New Central Michigan coach Ernie Zeigler may have tipped the hand to the true purpose of the coaches’ opposition. A former UCLA assistant, he said that when a similar proposal passed in California, and the number of unqualified minority students on campus dwindled, the players took notice. Don’t think that other college coaches didn’t notice the dearth of brown faces, too, and use it to recruit against UCLA, a tactic Michigan coaches can surely envision being adopted by their out-of-state peers should Proposal 2 pass here.

Colleges will go to great lengths to deceive high school students into the impression that their campuses are harmonious racial utopias. The University of Wisconsin Photoshopped into a brochure a black student into a crowd of white football fans. The University of Idaho’s website once put a black face on he head of a white student. But that’s nothing compared to former Clemson basketball coach Tates Locke, who once conspired to concoct a fictitious black fraternity on the South Carolina school’s backwater campus.

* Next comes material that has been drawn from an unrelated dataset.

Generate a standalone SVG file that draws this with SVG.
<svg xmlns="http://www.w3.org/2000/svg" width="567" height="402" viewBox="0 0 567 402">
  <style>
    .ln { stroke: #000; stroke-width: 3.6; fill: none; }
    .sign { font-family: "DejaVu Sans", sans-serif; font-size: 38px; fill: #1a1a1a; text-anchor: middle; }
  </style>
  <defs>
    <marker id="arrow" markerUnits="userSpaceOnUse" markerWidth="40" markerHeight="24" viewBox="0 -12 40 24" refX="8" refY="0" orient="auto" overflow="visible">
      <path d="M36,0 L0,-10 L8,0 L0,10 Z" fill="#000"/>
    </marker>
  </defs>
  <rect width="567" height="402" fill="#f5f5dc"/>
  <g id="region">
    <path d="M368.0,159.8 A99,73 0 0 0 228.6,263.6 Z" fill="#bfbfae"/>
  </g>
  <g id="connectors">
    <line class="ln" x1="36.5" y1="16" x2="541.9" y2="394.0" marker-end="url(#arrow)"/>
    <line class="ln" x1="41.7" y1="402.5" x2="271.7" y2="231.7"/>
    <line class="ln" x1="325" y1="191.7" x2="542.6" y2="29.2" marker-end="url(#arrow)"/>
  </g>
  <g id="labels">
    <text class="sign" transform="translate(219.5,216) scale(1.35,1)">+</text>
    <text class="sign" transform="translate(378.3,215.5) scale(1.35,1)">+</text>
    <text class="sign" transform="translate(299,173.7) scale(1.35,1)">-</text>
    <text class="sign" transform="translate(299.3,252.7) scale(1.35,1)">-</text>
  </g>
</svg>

Perception is king to coaches showing off their schools to prospective ballplayers. Does it really matter that the previous students, per their academic records, didn’t really belong at UCLA? As long as it looked nice. Why, all the happy, different-colored young learners on the Westwood campus, it could be a WB set. Marketed to snowed-in Midwest college students to vegetate on while consuming over-taxed beer.


“I want to be proud of my home as a place that is welcoming to all,” Amaker said at the press conference. “I’m afraid that if Proposal 2 passes, it won’t seem (emphasis added) that way anymore.”

It won’t seem, but it will be, open and ready to educate qualified students regardless of race. That doesn’t happen now at the University of Michigan, where students are treated differently because of their race. The discrimination is blatant. At U-M’s med school, according to the Center for Equal Opportunity based on data retrieved through the Freedom of Information Act, applicants with MCAT scores of 41 and gpa’s of 3.6 in their science courses were admitted at rates of 74, 43, 12 and 6 percent, depending on if the applicants were black, Hispanic, white or Asian, respectively.

Fight the future

“I know what it takes to build a team, and that is diversity,” Izzo said. “We need all kinds of players on our team, and we need all kinds of students on our campus if we are going to be successful in building the Michigan of tomorrow.”

The diversity of the Michigan State basketball team means mixing a long-armed shot-blocker, with a stalwart rebounder, with a lights-out shooter, with a slick ball-handler. I’m sure the professors at these schools would like to be able to teach only the very best and brightest, like the coaches are allowed to in their field. But instead, through affirmative action, the classrooms are degraded by students who are mis-matched with the universities, creating what economist Thomas Sowell calls artificial failure.